• [Exercise task]
Extract only the first line of the listing and every line after it up to and including the one with "80, 90, 100];". Omit the pictures.

● ● ● ● ●

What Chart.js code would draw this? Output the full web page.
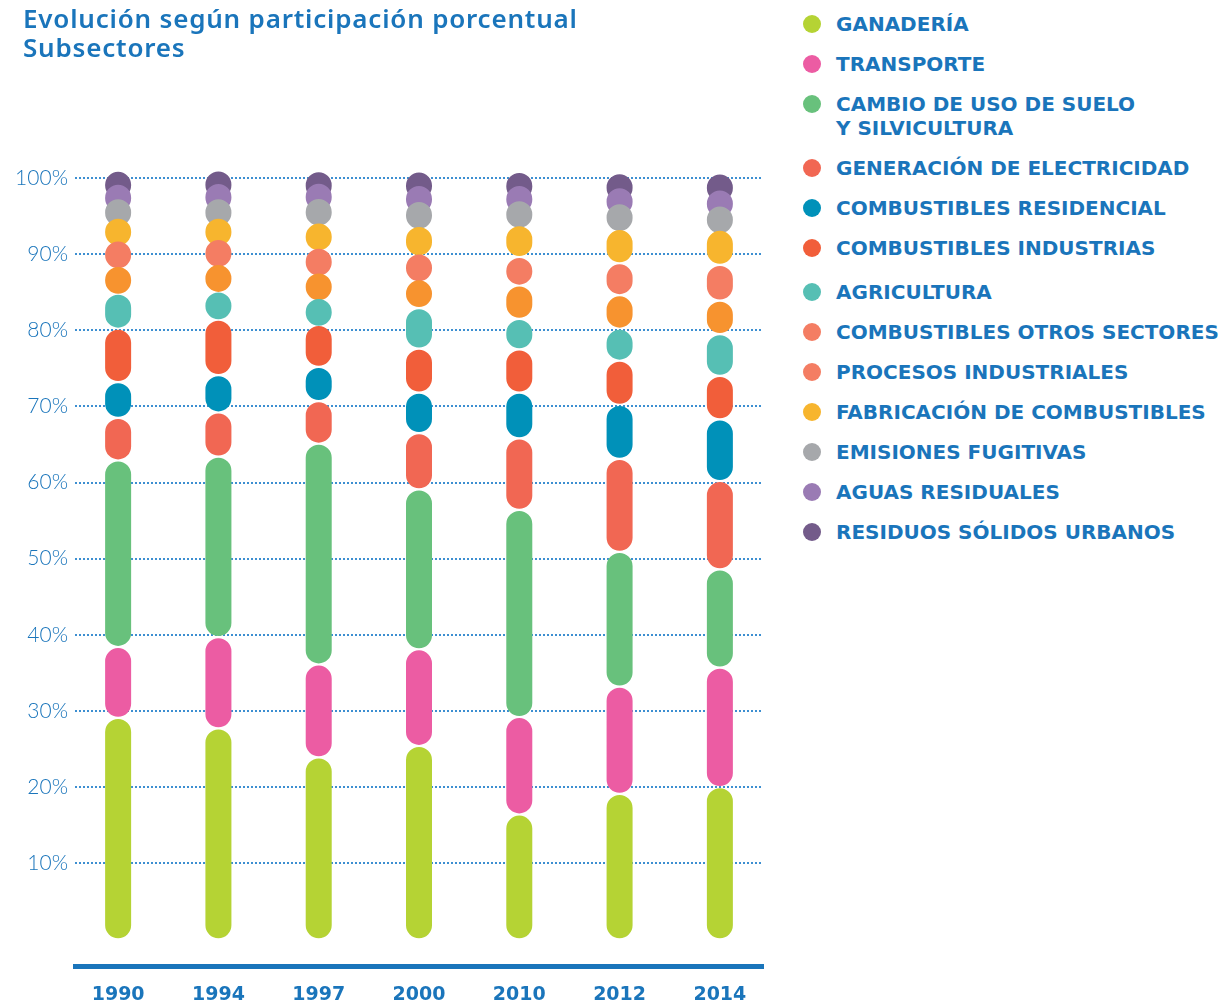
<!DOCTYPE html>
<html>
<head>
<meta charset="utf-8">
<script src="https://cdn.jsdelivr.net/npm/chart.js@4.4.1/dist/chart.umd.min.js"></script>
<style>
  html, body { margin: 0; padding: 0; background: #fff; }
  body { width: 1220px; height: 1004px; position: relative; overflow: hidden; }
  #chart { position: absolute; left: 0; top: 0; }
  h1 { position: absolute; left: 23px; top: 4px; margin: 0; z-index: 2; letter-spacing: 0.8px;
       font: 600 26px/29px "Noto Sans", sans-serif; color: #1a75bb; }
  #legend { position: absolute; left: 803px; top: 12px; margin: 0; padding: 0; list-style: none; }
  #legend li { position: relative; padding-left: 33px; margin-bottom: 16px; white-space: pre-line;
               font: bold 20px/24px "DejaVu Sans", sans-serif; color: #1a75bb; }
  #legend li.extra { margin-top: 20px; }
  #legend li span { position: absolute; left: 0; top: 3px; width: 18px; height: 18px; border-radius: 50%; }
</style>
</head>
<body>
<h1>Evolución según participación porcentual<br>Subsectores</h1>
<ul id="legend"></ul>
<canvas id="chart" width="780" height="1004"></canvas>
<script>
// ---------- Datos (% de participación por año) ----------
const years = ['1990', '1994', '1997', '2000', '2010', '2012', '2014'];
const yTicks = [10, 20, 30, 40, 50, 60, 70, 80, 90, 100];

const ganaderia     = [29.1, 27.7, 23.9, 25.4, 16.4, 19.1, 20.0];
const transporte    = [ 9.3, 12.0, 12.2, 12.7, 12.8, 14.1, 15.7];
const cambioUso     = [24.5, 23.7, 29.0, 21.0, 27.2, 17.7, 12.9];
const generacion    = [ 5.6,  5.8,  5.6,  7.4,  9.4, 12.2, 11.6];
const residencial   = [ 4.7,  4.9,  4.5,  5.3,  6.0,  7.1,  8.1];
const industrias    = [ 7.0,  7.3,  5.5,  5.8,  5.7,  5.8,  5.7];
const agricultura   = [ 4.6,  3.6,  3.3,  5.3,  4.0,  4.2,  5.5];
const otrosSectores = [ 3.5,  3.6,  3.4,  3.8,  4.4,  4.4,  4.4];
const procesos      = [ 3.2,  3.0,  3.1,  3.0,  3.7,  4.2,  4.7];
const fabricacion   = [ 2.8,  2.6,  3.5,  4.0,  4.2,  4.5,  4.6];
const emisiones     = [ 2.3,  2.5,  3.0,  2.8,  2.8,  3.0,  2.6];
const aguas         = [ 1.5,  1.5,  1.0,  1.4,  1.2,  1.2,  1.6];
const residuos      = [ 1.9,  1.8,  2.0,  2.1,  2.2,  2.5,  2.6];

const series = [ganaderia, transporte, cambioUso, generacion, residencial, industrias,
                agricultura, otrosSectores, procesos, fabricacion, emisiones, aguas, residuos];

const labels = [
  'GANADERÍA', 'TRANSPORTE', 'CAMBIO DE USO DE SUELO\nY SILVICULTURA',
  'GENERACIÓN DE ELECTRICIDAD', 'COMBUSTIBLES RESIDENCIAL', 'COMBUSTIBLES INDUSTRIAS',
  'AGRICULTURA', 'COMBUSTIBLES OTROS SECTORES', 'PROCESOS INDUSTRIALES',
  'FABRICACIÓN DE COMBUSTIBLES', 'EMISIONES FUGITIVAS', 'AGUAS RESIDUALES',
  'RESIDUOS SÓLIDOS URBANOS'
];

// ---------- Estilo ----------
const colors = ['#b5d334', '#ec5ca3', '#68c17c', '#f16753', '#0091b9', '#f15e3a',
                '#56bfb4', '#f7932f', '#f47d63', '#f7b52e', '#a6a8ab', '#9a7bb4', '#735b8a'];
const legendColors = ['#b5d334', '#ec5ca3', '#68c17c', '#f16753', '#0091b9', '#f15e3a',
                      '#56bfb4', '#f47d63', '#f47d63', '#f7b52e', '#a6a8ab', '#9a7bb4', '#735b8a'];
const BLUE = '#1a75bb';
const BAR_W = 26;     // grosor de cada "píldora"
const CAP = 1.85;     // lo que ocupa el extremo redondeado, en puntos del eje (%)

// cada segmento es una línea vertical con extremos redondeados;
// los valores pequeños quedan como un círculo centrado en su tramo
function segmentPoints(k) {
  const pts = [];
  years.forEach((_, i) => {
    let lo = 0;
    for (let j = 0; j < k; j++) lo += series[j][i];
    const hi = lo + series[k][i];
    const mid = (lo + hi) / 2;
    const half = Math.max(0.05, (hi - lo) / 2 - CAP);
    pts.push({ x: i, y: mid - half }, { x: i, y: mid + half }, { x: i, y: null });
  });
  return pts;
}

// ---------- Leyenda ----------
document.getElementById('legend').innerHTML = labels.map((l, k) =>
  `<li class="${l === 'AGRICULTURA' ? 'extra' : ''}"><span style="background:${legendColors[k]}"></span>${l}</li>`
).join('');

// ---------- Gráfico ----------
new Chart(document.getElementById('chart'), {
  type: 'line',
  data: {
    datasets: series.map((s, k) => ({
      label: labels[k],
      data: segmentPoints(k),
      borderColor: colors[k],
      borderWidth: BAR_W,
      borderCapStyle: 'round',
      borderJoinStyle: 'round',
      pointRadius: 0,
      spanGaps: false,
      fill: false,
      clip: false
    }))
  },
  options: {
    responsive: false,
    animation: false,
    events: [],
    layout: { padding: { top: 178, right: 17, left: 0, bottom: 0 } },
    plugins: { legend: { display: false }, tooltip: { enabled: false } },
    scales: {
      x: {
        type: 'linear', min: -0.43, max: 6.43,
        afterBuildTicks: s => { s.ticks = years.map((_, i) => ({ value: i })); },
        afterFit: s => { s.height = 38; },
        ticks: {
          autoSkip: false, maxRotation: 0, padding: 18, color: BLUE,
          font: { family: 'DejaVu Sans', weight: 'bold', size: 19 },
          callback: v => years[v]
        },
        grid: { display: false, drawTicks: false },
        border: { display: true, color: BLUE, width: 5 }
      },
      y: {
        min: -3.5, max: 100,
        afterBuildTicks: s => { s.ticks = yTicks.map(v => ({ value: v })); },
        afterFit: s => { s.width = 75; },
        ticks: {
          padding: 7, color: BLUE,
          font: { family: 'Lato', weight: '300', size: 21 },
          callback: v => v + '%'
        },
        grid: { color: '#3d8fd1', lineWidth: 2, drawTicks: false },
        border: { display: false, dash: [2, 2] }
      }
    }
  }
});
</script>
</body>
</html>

● ● ● ● ●

• [The answer]
What Chart.js code would draw this? Output the full web page.
<!DOCTYPE html>
<html>
<head>
<meta charset="utf-8">
<script src="https://cdn.jsdelivr.net/npm/chart.js@4.4.1/dist/chart.umd.min.js"></script>
<style>
  html, body { margin: 0; padding: 0; background: #fff; }
  body { width: 1220px; height: 1004px; position: relative; overflow: hidden; }
  #chart { position: absolute; left: 0; top: 0; }
  h1 { position: absolute; left: 23px; top: 4px; margin: 0; z-index: 2; letter-spacing: 0.8px;
       font: 600 26px/29px "Noto Sans", sans-serif; color: #1a75bb; }
  #legend { position: absolute; left: 803px; top: 12px; margin: 0; padding: 0; list-style: none; }
  #legend li { position: relative; padding-left: 33px; margin-bottom: 16px; white-space: pre-line;
               font: bold 20px/24px "DejaVu Sans", sans-serif; color: #1a75bb; }
  #legend li.extra { margin-top: 20px; }
  #legend li span { position: absolute; left: 0; top: 3px; width: 18px; height: 18px; border-radius: 50%; }
</style>
</head>
<body>
<h1>Evolución según participación porcentual<br>Subsectores</h1>
<ul id="legend"></ul>
<canvas id="chart" width="780" height="1004"></canvas>
<script>
// ---------- Datos (% de participación por año) ----------
const years = ['1990', '1994', '1997', '2000', '2010', '2012', '2014'];
const yTicks = [10, 20, 30, 40, 50, 60, 70, 80, 90, 100];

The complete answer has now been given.